The key generation means may comprise a random number or a pseudo-random number generator. The pseudo-random number generator may be a BBS (Blum, Blum and Shub) generator.
The data storage means is preferably provided on a server computer. An example of such a data store is the facility operated by an Internet Service Provider (ISP). The data may actually be stored on the server, or may be stored on a database local to, or remote from, the server. Alternatively, the encrypted data may be stored on a different server which may be either local to, or remote from, the server.
There may also be provided a data carrier for implementing the encryption means and/or decryption means for use with the embodiments of the invention as described above.

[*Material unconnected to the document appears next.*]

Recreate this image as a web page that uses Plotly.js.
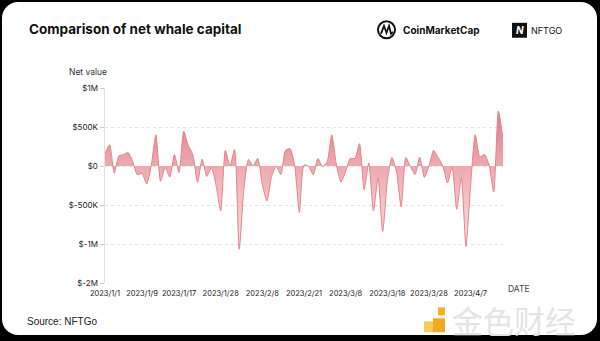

Another aspect of the present invention resides in a system for providing to an individual/third party selected personal data relating to an entity, the system being provided at a central location accessible to the entity and the individual/third party and comprising: a communications module for receiving a plurality of encrypted fields of personal data, each encrypted field being encrypted with a unique cryptographic key; and a data store for storing each of the encrypted data fields in a data record, wherein the communications module is arranged, in response to a request from the individual/third party for specific encrypted information, to retrieve the required data field and transmit the same to the individual/third party for decryption using the field specific cryptographic key that has previously been sent to the individual.